• [EXERCISE AIM] Leave out the pictures and retype only the lines from the opening line to the line that holds "two_theta = [round(20", both ends included.

• [SUPPLIED INFORMATION]
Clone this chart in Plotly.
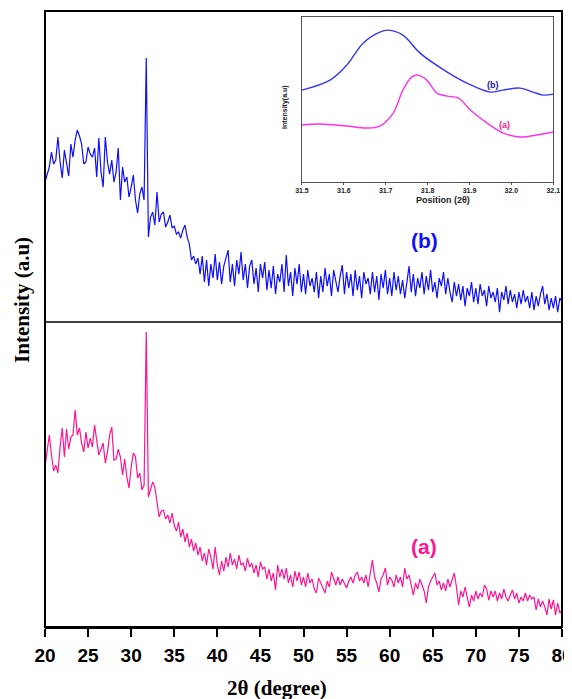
import plotly.graph_objects as go

# ---------------- data ----------------
# main scan grid: 20..80 deg, 0.25 deg steps
two_theta = [round(20 + 0.25 * i, 2) for i in range(241)]

# sample (b) - upper panel (arbitrary units)
intensity_b = [
    140, 148, 155, 170, 158, 162, 185, 160,
    144, 172, 160, 146, 178, 165, 182, 192,
    186, 178, 158, 160, 175, 168, 165, 174,
    145, 184, 150, 135, 185, 160, 148, 162,
    140, 150, 174, 122, 155, 140, 145, 125,
    135, 147, 122, 109, 128, 135, 122, 264,
    85, 105, 110, 97, 130, 100, 108, 110,
    95, 100, 107, 94, 96, 88, 90, 84,
    92, 97, 85, 78, 62, 66, 58, 64,
    48, 66, 40, 62, 36, 58, 44, 68,
    42, 60, 38, 56, 64, 72, 40, 58,
    36, 62, 48, 70, 42, 58, 34, 56,
    62, 38, 54, 30, 58, 44, 60, 32,
    52, 34, 56, 28, 48, 40, 58, 30,
    67, 36, 50, 26, 54, 38, 58, 30,
    48, 28, 52, 36, 44, 30, 50, 24,
    46, 30, 54, 36, 48, 26, 52, 40,
    30, 46, 57, 28, 50, 34, 48, 26,
    52, 32, 46, 24, 50, 38, 44, 28,
    50, 30, 46, 22, 48, 34, 52, 28,
    44, 26, 50, 32, 46, 28, 42, 24,
    40, 56, 30, 48, 26, 44, 34, 50,
    28, 46, 32, 52, 30, 40, 24, 44,
    36, 50, 28, 44, 30, 20, 40, 26,
    38, 22, 36, 16, 34, 26, 40, 20,
    34, 18, 38, 26, 32, 16, 36, 24,
    30, 20, 34, 10, 30, 22, 36, 18,
    32, 20, 28, 14, 30, 18, 32, 20,
    26, 14, 30, 12, 26, 16, 28, 36,
    18, 28, 12, 24, 14, 26, 10, 24,
    20,
]

# sample (a) - lower panel (arbitrary units)
intensity_a = [
    160, 175, 192, 172, 156, 162, 154, 180,
    199, 170, 198, 178, 190, 192, 217, 192,
    199, 184, 175, 195, 179, 189, 180, 202,
    185, 172, 178, 184, 164, 175, 192, 200,
    167, 168, 178, 170, 152, 168, 150, 139,
    160, 174, 170, 149, 154, 137, 142, 295,
    130, 138, 145, 140, 125, 110, 116, 117,
    108, 112, 104, 114, 102, 96, 105, 90,
    98, 85, 94, 80, 88, 76, 84, 72,
    80, 66, 74, 62, 78, 70, 58, 80,
    62, 52, 66, 56, 70, 60, 74, 62,
    68, 58, 72, 62, 64, 56, 69, 60,
    64, 54, 62, 50, 65, 58, 60, 48,
    58, 46, 54, 37, 62, 50, 58, 48,
    59, 44, 52, 40, 56, 46, 55, 42,
    50, 40, 54, 44, 48, 38, 34, 49,
    44, 38, 34, 46, 40, 55, 48, 42,
    50, 42, 48, 44, 39, 46, 50, 44,
    52, 55, 46, 50, 44, 52, 40, 54,
    67, 50, 44, 35, 48, 52, 59, 42,
    50, 47, 40, 52, 44, 50, 40, 59,
    48, 52, 40, 32, 44, 38, 48, 42,
    36, 24, 40, 46, 50, 54, 42, 46,
    37, 44, 36, 48, 40, 46, 54, 40,
    22, 36, 30, 40, 28, 20, 32, 26,
    36, 28, 34, 30, 42, 38, 27, 36,
    30, 36, 26, 34, 28, 38, 30, 26,
    32, 37, 28, 34, 24, 30, 26, 34,
    26, 32, 28, 30, 17, 28, 20, 26,
    20, 12, 28, 18, 27, 12, 24, 14,
    17,
]

x_ticks = [20, 25, 30, 35, 40, 45, 50, 55, 60, 65, 70, 75, 80]

# inset (zoom of the main peak)
inset_b_x = [31.500, 31.567, 31.607, 31.646, 31.686, 31.706, 31.741, 31.782,
             31.847, 31.894, 31.949, 31.980, 32.021, 32.052, 32.076, 32.100]
inset_b_y = [92, 102, 117, 139, 150, 152, 147, 129, 110, 99, 90, 92, 94, 90, 87, 88]

inset_a_x = [31.500, 31.543, 31.607, 31.655, 31.686, 31.718, 31.741, 31.762,
             31.777, 31.798, 31.822, 31.846, 31.874, 31.902, 31.942, 31.981,
             32.021, 32.061, 32.100]
inset_a_y = [57, 58, 56, 54, 56, 69, 92, 105, 107, 102, 89, 86, 84, 72, 59, 49, 45, 47, 50]

inset_ticks = [31.5, 31.6, 31.7, 31.8, 31.9, 32.0, 32.1]
inset_tick_text = ["31.5", "31.6", "31.7", "31.8", "31.9", "32.0", "32.1"]

# ---------------- style ----------------
BLUE = "#0f0fff"
PINK = "#ff1493"
INSET_BLUE = "#3535ff"
INSET_PINK = "#ff30e8"
SANS = "Liberation Sans, Arial, sans-serif"
SERIF = "Liberation Serif, Times New Roman, serif"

SPLIT = 0.495

fig = go.Figure()
fig.add_trace(go.Scatter(x=two_theta, y=intensity_a, xaxis="x", yaxis="y",
                         mode="lines", line=dict(color=PINK, width=1.2),
                         showlegend=False))
fig.add_trace(go.Scatter(x=two_theta, y=intensity_b, xaxis="x", yaxis="y2",
                         mode="lines", line=dict(color=BLUE, width=1.2),
                         showlegend=False))
fig.add_trace(go.Scatter(x=inset_b_x, y=inset_b_y, xaxis="x3", yaxis="y3",
                         mode="lines", line=dict(color=INSET_BLUE, width=1.4, shape="spline", smoothing=1.0),
                         showlegend=False))
fig.add_trace(go.Scatter(x=inset_a_x, y=inset_a_y, xaxis="x3", yaxis="y3",
                         mode="lines", line=dict(color=INSET_PINK, width=1.4, shape="spline", smoothing=1.0),
                         showlegend=False))


def ann(text, x, y, xref, yref, font, angle=0):
    return dict(text=text, x=x, y=y, xref=xref, yref=yref, showarrow=False,
                xanchor="center", yanchor="middle", textangle=angle, font=font)


# page body has an 8px default margin, so the figure is sized/margined to
# put the plot frame at window pixels x 45..562, y 11..627
fig.update_layout(
    width=564, height=691,
    margin=dict(l=37, r=10, t=3, b=72, pad=0),
    paper_bgcolor="white", plot_bgcolor="white",
    xaxis=dict(domain=[0, 1], range=[20, 80], anchor="y", automargin=False,
               tickvals=x_ticks, ticks="outside", ticklen=8, tickwidth=2,
               tickcolor="black", showline=True, linewidth=2, linecolor="black",
               showgrid=False, zeroline=False, ticklabelstandoff=2,
               ticklabeloverflow="allow",
               tickfont=dict(family=SANS, size=19, color="black", weight="bold")),
    yaxis=dict(domain=[0, SPLIT], range=[0, 305], anchor="x", automargin=False,
               showticklabels=False, showgrid=False, zeroline=False, ticks=""),
    yaxis2=dict(domain=[SPLIT, 1], range=[0, 311], anchor="x", automargin=False,
                showticklabels=False, showgrid=False, zeroline=False, ticks=""),
    xaxis3=dict(domain=[0.497, 0.983], range=[31.5, 32.1], anchor="y3", automargin=False,
                tickvals=inset_ticks, ticktext=inset_tick_text,
                ticks="outside", ticklen=2, tickcolor="#555",
                showline=True, mirror=True, linecolor="#555", linewidth=1,
                showgrid=False, zeroline=False, ticklabelstandoff=0,
                ticklabeloverflow="allow",
                tickfont=dict(family=SANS, size=7, color="#222", weight="bold")),
    yaxis3=dict(domain=[0.7224, 0.990], range=[0, 165], anchor="x3", automargin=False,
                showticklabels=False, showline=True, mirror=True,
                linecolor="#555", linewidth=1, showgrid=False, zeroline=False, ticks=""),
    shapes=[
        dict(type="rect", xref="paper", yref="paper", x0=0, y0=0, x1=1, y1=1,
             line=dict(color="black", width=2)),
        dict(type="line", xref="paper", yref="paper", x0=0, y0=SPLIT, x1=1, y1=SPLIT,
             line=dict(color="black", width=1.5)),
    ],
    annotations=[
        ann("(b)", 64, 82, "x", "y2", dict(family=SANS, size=21, color=BLUE, weight="bold")),
        ann("(a)", 64, 81, "x", "y", dict(family=SANS, size=21, color=PINK, weight="bold")),
        ann("2θ (degree)", 0.449, -0.099, "paper", "paper",
            dict(family=SERIF, size=21, color="black", weight="bold")),
        ann("Intensity (a.u)", -0.0445, 0.531, "paper", "paper",
            dict(family=SERIF, size=21, color="black", weight="bold"), angle=-90),
        ann("(b)", 31.957, 97, "x3", "y3", dict(family=SANS, size=9, color="#2020a0", weight="bold")),
        ann("(a)", 31.983, 57, "x3", "y3", dict(family=SANS, size=9, color=PINK, weight="bold")),
        ann("Position (2θ)", 0.770, 0.6932, "paper", "paper",
            dict(family=SANS, size=9, color="#222", weight="bold")),
        ann("Intensity(a.u)", 0.464, 0.844, "paper", "paper",
            dict(family=SANS, size=7, color="#222", weight="bold"), angle=-90),
    ],
)

fig.write_html("out.html")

• [RESULT]
Clone this chart in Plotly.
import plotly.graph_objects as go

# ---------------- data ----------------
# main scan grid: 20..80 deg, 0.25 deg steps
two_theta = [round(20 + 0.25 * i, 2) for i in range(241)]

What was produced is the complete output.